** Start SOURCE MATERIAL **

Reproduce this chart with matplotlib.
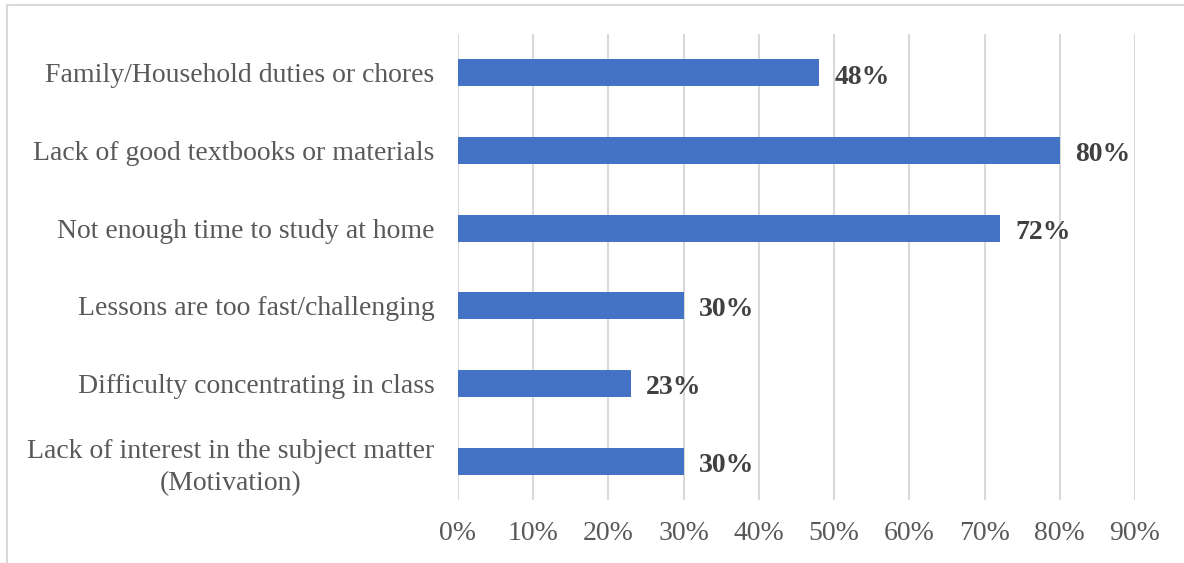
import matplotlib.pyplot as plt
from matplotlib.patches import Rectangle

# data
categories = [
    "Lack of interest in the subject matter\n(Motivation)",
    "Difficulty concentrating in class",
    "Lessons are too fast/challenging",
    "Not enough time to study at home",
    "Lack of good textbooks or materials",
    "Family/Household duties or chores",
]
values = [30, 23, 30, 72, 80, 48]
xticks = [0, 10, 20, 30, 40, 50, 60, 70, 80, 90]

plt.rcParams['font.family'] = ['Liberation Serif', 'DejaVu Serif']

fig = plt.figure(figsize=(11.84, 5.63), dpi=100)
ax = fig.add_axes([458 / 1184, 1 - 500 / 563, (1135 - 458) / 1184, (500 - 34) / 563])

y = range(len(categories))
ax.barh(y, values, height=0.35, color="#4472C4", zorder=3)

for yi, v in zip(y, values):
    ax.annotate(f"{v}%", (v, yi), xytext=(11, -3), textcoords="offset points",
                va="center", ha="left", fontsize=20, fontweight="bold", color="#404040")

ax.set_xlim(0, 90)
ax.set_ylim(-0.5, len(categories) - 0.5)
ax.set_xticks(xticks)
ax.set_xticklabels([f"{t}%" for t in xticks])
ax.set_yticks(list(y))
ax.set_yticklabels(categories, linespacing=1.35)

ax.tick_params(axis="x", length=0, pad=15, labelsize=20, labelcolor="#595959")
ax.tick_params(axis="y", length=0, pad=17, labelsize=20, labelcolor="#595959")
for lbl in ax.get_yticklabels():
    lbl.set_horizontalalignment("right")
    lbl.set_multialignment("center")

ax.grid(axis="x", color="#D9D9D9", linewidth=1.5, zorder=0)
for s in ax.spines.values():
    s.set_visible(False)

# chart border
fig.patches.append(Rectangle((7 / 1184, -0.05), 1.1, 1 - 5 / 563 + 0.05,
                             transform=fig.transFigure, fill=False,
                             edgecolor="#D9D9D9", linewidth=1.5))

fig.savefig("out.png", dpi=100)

** End SOURCE MATERIAL **

* **GOAL OF THE EXERCISE**: Repeat the material above word for word and skip every image in it.

* **ANSWER TO THE PROBLEM**:
Reproduce this chart with matplotlib.
import matplotlib.pyplot as plt
from matplotlib.patches import Rectangle

# data
categories = [
    "Lack of interest in the subject matter\n(Motivation)",
    "Difficulty concentrating in class",
    "Lessons are too fast/challenging",
    "Not enough time to study at home",
    "Lack of good textbooks or materials",
    "Family/Household duties or chores",
]
values = [30, 23, 30, 72, 80, 48]
xticks = [0, 10, 20, 30, 40, 50, 60, 70, 80, 90]

plt.rcParams['font.family'] = ['Liberation Serif', 'DejaVu Serif']

fig = plt.figure(figsize=(11.84, 5.63), dpi=100)
ax = fig.add_axes([458 / 1184, 1 - 500 / 563, (1135 - 458) / 1184, (500 - 34) / 563])

y = range(len(categories))
ax.barh(y, values, height=0.35, color="#4472C4", zorder=3)

for yi, v in zip(y, values):
    ax.annotate(f"{v}%", (v, yi), xytext=(11, -3), textcoords="offset points",
                va="center", ha="left", fontsize=20, fontweight="bold", color="#404040")

ax.set_xlim(0, 90)
ax.set_ylim(-0.5, len(categories) - 0.5)
ax.set_xticks(xticks)
ax.set_xticklabels([f"{t}%" for t in xticks])
ax.set_yticks(list(y))
ax.set_yticklabels(categories, linespacing=1.35)

ax.tick_params(axis="x", length=0, pad=15, labelsize=20, labelcolor="#595959")
ax.tick_params(axis="y", length=0, pad=17, labelsize=20, labelcolor="#595959")
for lbl in ax.get_yticklabels():
    lbl.set_horizontalalignment("right")
    lbl.set_multialignment("center")

ax.grid(axis="x", color="#D9D9D9", linewidth=1.5, zorder=0)
for s in ax.spines.values():
    s.set_visible(False)

# chart border
fig.patches.append(Rectangle((7 / 1184, -0.05), 1.1, 1 - 5 / 563 + 0.05,
                             transform=fig.transFigure, fill=False,
                             edgecolor="#D9D9D9", linewidth=1.5))

fig.savefig("out.png", dpi=100)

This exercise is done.